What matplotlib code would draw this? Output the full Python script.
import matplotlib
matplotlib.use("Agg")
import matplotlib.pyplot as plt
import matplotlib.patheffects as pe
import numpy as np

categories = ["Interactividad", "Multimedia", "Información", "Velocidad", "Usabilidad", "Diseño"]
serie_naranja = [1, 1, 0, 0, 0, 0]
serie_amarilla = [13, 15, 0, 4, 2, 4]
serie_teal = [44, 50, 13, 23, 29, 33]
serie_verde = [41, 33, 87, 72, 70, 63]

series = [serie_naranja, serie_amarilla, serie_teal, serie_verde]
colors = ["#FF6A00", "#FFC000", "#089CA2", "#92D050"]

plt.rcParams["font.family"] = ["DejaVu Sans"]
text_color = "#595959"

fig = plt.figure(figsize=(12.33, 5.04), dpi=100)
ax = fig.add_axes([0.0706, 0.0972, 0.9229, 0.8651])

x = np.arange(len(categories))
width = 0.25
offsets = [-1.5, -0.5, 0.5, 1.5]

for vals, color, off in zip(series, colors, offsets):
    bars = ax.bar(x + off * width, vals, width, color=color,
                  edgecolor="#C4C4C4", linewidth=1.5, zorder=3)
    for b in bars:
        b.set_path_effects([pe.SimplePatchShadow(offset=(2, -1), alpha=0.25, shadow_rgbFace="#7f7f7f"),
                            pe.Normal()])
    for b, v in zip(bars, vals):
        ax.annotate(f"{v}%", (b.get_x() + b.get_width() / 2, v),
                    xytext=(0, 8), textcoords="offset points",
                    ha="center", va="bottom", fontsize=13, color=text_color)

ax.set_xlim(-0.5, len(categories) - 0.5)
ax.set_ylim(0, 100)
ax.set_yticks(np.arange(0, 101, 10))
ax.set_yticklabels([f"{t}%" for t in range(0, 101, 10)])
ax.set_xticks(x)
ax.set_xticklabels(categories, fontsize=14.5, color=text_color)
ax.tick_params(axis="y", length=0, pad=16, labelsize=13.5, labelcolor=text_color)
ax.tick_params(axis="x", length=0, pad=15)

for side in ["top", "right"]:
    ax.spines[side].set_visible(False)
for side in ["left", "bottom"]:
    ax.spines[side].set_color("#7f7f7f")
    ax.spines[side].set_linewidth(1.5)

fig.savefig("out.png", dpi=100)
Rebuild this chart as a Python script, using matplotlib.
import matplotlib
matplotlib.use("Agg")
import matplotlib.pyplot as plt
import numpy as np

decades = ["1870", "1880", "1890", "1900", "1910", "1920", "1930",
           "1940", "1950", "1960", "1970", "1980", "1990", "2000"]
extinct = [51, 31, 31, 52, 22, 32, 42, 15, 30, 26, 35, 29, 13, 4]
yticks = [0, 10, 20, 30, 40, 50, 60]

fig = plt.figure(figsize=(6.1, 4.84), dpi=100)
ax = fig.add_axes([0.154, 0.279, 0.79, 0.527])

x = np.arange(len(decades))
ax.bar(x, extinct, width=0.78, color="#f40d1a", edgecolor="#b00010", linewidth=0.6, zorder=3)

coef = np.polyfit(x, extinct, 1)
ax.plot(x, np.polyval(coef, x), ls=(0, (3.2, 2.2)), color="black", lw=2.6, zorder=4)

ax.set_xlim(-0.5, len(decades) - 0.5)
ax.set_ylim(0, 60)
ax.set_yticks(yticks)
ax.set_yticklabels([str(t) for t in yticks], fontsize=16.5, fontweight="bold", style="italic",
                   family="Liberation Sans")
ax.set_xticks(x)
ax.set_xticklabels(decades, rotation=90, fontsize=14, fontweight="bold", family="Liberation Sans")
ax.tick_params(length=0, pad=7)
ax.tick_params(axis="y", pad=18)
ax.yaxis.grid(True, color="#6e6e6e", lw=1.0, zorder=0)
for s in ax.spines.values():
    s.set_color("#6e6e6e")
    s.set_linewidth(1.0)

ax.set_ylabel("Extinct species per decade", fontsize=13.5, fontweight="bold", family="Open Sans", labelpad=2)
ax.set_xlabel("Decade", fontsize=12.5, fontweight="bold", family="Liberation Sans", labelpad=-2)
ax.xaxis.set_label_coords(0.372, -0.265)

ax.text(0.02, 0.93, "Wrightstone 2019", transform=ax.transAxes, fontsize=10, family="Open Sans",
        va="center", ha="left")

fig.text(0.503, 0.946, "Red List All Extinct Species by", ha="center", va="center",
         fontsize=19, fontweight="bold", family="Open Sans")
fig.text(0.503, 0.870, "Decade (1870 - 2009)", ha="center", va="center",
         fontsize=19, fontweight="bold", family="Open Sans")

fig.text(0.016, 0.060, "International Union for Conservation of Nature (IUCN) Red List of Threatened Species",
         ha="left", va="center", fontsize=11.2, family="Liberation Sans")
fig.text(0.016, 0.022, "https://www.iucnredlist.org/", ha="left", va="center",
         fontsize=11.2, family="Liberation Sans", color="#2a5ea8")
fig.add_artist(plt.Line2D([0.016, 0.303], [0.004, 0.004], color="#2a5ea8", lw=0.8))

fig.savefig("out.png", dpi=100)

### Work to do
Reproduce the material above exactly; please quote every line of it.

### Answer to this exercise
What matplotlib code would draw this? Output the full Python script.
import matplotlib
matplotlib.use("Agg")
import matplotlib.pyplot as plt
import matplotlib.patheffects as pe
import numpy as np

categories = ["Interactividad", "Multimedia", "Información", "Velocidad", "Usabilidad", "Diseño"]
serie_naranja = [1, 1, 0, 0, 0, 0]
serie_amarilla = [13, 15, 0, 4, 2, 4]
serie_teal = [44, 50, 13, 23, 29, 33]
serie_verde = [41, 33, 87, 72, 70, 63]

series = [serie_naranja, serie_amarilla, serie_teal, serie_verde]
colors = ["#FF6A00", "#FFC000", "#089CA2", "#92D050"]

plt.rcParams["font.family"] = ["DejaVu Sans"]
text_color = "#595959"

fig = plt.figure(figsize=(12.33, 5.04), dpi=100)
ax = fig.add_axes([0.0706, 0.0972, 0.9229, 0.8651])

x = np.arange(len(categories))
width = 0.25
offsets = [-1.5, -0.5, 0.5, 1.5]

for vals, color, off in zip(series, colors, offsets):
    bars = ax.bar(x + off * width, vals, width, color=color,
                  edgecolor="#C4C4C4", linewidth=1.5, zorder=3)
    for b in bars:
        b.set_path_effects([pe.SimplePatchShadow(offset=(2, -1), alpha=0.25, shadow_rgbFace="#7f7f7f"),
                            pe.Normal()])
    for b, v in zip(bars, vals):
        ax.annotate(f"{v}%", (b.get_x() + b.get_width() / 2, v),
                    xytext=(0, 8), textcoords="offset points",
                    ha="center", va="bottom", fontsize=13, color=text_color)

ax.set_xlim(-0.5, len(categories) - 0.5)
ax.set_ylim(0, 100)
ax.set_yticks(np.arange(0, 101, 10))
ax.set_yticklabels([f"{t}%" for t in range(0, 101, 10)])
ax.set_xticks(x)
ax.set_xticklabels(categories, fontsize=14.5, color=text_color)
ax.tick_params(axis="y", length=0, pad=16, labelsize=13.5, labelcolor=text_color)
ax.tick_params(axis="x", length=0, pad=15)

for side in ["top", "right"]:
    ax.spines[side].set_visible(False)
for side in ["left", "bottom"]:
    ax.spines[side].set_color("#7f7f7f")
    ax.spines[side].set_linewidth(1.5)

fig.savefig("out.png", dpi=100)
Rebuild this chart as a Python script, using matplotlib.
import matplotlib
matplotlib.use("Agg")
import matplotlib.pyplot as plt
import numpy as np

decades = ["1870", "1880", "1890", "1900", "1910", "1920", "1930",
           "1940", "1950", "1960", "1970", "1980", "1990", "2000"]
extinct = [51, 31, 31, 52, 22, 32, 42, 15, 30, 26, 35, 29, 13, 4]
yticks = [0, 10, 20, 30, 40, 50, 60]

fig = plt.figure(figsize=(6.1, 4.84), dpi=100)
ax = fig.add_axes([0.154, 0.279, 0.79, 0.527])

x = np.arange(len(decades))
ax.bar(x, extinct, width=0.78, color="#f40d1a", edgecolor="#b00010", linewidth=0.6, zorder=3)

coef = np.polyfit(x, extinct, 1)
ax.plot(x, np.polyval(coef, x), ls=(0, (3.2, 2.2)), color="black", lw=2.6, zorder=4)

ax.set_xlim(-0.5, len(decades) - 0.5)
ax.set_ylim(0, 60)
ax.set_yticks(yticks)
ax.set_yticklabels([str(t) for t in yticks], fontsize=16.5, fontweight="bold", style="italic",
                   family="Liberation Sans")
ax.set_xticks(x)
ax.set_xticklabels(decades, rotation=90, fontsize=14, fontweight="bold", family="Liberation Sans")
ax.tick_params(length=0, pad=7)
ax.tick_params(axis="y", pad=18)
ax.yaxis.grid(True, color="#6e6e6e", lw=1.0, zorder=0)
for s in ax.spines.values():
    s.set_color("#6e6e6e")
    s.set_linewidth(1.0)

ax.set_ylabel("Extinct species per decade", fontsize=13.5, fontweight="bold", family="Open Sans", labelpad=2)
ax.set_xlabel("Decade", fontsize=12.5, fontweight="bold", family="Liberation Sans", labelpad=-2)
ax.xaxis.set_label_coords(0.372, -0.265)

ax.text(0.02, 0.93, "Wrightstone 2019", transform=ax.transAxes, fontsize=10, family="Open Sans",
        va="center", ha="left")

fig.text(0.503, 0.946, "Red List All Extinct Species by", ha="center", va="center",
         fontsize=19, fontweight="bold", family="Open Sans")
fig.text(0.503, 0.870, "Decade (1870 - 2009)", ha="center", va="center",
         fontsize=19, fontweight="bold", family="Open Sans")

fig.text(0.016, 0.060, "International Union for Conservation of Nature (IUCN) Red List of Threatened Species",
         ha="left", va="center", fontsize=11.2, family="Liberation Sans")
fig.text(0.016, 0.022, "https://www.iucnredlist.org/", ha="left", va="center",
         fontsize=11.2, family="Liberation Sans", color="#2a5ea8")
fig.add_artist(plt.Line2D([0.016, 0.303], [0.004, 0.004], color="#2a5ea8", lw=0.8))

fig.savefig("out.png", dpi=100)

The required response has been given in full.